Some of the boxes crafted by Friends. Photo: Morag Sinton.
Eye - 17 May 2019
From colourful creations to wriggling tadpoles
Colourful creations
The covers of the Friend inspired some colourful creations at the recent Southern Marches and Mid Wales Quaker Camp, held over the Easter weekend at Rookhow Meeting House in Cumbria.
Friends, whose ages spanned seven decades, carefully folded the origami boxes in the Bank Holiday sunshine.
Morag Sinton, of Abergavenny Meeting, told Eye: ‘The covers were a joy to use and we had a lot of fun selecting colours and designs that went together… Some Friends just made one, while others got a taste for it and were even using the offcuts to make tiny boxes.’
She explained: ‘The boxes are folded from a single square of paper… They hold together perfectly well without glue, so can easily be recycled when finished with. Jan, who brought the front covers of the Friend with her and taught us how to make the boxes, had learned how to do them during a break on a Woodbrooke calligraphy course some years ago. With two squares of paper, one slightly smaller than the other, you create an inner box which fits snugly inside a box lid. You could go for a Russian doll effect, fitting ever smaller boxes inside each other.’
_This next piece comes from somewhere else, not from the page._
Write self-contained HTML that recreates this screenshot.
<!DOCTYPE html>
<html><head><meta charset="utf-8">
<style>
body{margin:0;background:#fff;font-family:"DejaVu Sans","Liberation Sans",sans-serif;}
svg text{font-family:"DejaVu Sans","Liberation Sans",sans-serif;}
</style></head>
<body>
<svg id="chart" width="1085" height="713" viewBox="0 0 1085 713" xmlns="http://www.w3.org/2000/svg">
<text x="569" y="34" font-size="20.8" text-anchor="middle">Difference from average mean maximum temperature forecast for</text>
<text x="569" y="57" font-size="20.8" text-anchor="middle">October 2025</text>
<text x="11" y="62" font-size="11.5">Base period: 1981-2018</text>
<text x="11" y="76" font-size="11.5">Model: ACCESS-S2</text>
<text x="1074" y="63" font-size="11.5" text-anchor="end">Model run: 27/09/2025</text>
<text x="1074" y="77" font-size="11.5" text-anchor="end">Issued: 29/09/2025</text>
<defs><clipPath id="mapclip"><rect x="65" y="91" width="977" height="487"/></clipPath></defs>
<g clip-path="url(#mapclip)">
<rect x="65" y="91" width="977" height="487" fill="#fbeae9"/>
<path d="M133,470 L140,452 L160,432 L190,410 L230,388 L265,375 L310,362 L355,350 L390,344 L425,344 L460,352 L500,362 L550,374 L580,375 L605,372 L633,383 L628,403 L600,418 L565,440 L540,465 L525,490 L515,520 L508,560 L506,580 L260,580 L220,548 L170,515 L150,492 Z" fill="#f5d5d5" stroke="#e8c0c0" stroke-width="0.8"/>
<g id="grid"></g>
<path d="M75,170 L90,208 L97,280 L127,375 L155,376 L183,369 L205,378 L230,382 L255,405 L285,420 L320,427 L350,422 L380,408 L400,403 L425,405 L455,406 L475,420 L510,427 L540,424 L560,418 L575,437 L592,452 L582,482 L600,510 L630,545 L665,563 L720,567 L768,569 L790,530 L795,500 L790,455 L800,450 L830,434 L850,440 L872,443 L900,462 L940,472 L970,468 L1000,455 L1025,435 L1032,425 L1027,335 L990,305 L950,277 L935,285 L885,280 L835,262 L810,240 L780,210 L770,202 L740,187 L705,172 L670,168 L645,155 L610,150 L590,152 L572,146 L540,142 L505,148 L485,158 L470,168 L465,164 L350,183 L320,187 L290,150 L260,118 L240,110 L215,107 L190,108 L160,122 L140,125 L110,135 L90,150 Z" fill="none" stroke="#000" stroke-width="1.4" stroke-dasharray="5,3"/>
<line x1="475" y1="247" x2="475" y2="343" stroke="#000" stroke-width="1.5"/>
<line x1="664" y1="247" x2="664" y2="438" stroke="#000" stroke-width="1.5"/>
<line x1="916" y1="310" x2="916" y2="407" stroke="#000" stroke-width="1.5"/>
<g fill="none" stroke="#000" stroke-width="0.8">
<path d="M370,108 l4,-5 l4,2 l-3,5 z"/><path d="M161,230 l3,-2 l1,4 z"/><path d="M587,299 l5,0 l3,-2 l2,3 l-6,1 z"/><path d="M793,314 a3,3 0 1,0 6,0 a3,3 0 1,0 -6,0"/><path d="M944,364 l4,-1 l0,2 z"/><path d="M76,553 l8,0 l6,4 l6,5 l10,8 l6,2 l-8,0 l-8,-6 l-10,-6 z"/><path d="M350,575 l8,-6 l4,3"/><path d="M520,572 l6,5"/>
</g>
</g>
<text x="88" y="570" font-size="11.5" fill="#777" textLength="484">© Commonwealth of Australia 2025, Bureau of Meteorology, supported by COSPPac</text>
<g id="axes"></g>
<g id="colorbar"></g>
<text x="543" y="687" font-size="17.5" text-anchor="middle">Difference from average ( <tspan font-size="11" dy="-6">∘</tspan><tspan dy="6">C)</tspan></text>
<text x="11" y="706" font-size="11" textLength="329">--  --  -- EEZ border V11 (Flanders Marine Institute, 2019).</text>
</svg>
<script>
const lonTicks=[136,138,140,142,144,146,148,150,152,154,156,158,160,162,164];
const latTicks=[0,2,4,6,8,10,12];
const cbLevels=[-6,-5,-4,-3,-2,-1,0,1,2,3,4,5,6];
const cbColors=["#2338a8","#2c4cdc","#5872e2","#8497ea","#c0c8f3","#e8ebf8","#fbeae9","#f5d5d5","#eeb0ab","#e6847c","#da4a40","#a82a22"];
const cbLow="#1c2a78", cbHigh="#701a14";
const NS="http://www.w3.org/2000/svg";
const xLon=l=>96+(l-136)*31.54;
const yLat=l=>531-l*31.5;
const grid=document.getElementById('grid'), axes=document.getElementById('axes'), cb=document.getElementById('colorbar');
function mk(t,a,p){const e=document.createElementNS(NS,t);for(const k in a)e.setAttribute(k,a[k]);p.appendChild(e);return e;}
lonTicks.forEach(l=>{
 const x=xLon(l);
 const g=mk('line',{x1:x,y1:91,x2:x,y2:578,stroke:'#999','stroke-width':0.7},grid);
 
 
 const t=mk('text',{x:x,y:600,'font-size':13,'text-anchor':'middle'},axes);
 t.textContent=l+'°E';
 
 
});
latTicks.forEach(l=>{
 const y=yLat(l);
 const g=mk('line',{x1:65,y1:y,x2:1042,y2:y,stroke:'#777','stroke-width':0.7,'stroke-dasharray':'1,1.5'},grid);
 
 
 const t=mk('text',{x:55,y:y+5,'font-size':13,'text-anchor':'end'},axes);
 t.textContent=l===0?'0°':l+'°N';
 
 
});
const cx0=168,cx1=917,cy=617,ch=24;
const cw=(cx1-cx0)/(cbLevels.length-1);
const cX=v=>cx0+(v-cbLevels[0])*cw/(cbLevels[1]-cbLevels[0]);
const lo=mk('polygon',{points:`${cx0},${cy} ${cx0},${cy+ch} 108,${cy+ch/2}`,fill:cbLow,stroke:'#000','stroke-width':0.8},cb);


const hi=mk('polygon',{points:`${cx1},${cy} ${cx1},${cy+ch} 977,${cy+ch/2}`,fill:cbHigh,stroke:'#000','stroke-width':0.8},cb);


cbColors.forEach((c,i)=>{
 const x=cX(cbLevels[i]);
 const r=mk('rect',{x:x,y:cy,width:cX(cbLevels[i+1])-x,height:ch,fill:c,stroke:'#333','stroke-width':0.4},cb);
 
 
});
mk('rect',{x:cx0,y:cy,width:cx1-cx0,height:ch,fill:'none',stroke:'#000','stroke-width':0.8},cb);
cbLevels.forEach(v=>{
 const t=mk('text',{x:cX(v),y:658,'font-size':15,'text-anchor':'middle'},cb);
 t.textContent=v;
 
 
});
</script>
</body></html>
And the boxes weren’t purely decorative: ‘Over the weekend we had “secret friends”, and lots of people received a box or two. These contained all manner of things, including tangerines, daisy chains, small chocolate eggs, treasure maps, pebbles, flowers and poems.’
Wriggling tadpoles and wild garlic in the woods
When a local primary school was used as a polling station on 2 May, staff at Swarthmoor Hall in Cumbria welcomed a class of Year 5 children to explore history and the natural world.
Ruth McCarthy, a Friend in Residence at the Hall, told Eye that: ‘They spent the morning with their teachers exploring all that the Hall grounds have to offer, including running through the glade, walking the labyrinth, looking at the beehives at the far end of the meadow and then trekking down the footpath to Swarthmoor Hall Wood, full of bluebells and wild garlic at this time of year.’
During lunch she chatted with several children ‘as they squatted by the pond in the vegetable garden watching hundreds of tadpoles wriggling’.
She described how ‘one aspires to be a zoologist and told [me]what creatures he had spotted under stones in the beck that flows through the wood… the peaceful Hall grounds offer a wide variety of habitats and teem with wildlife, from insects and small mammals, to owls, nesting swallows and many other bird species, a joy to observe at this time of environmental crisis.’
A lively tour of the Hall by local Friend Gill Lowden followed, ‘ending with a chance to dress up in the recently expanded collection of replica seventeenth century costumes. A demonstration of “hat honour” was enacted and there was opportunity for questions about Quakers’.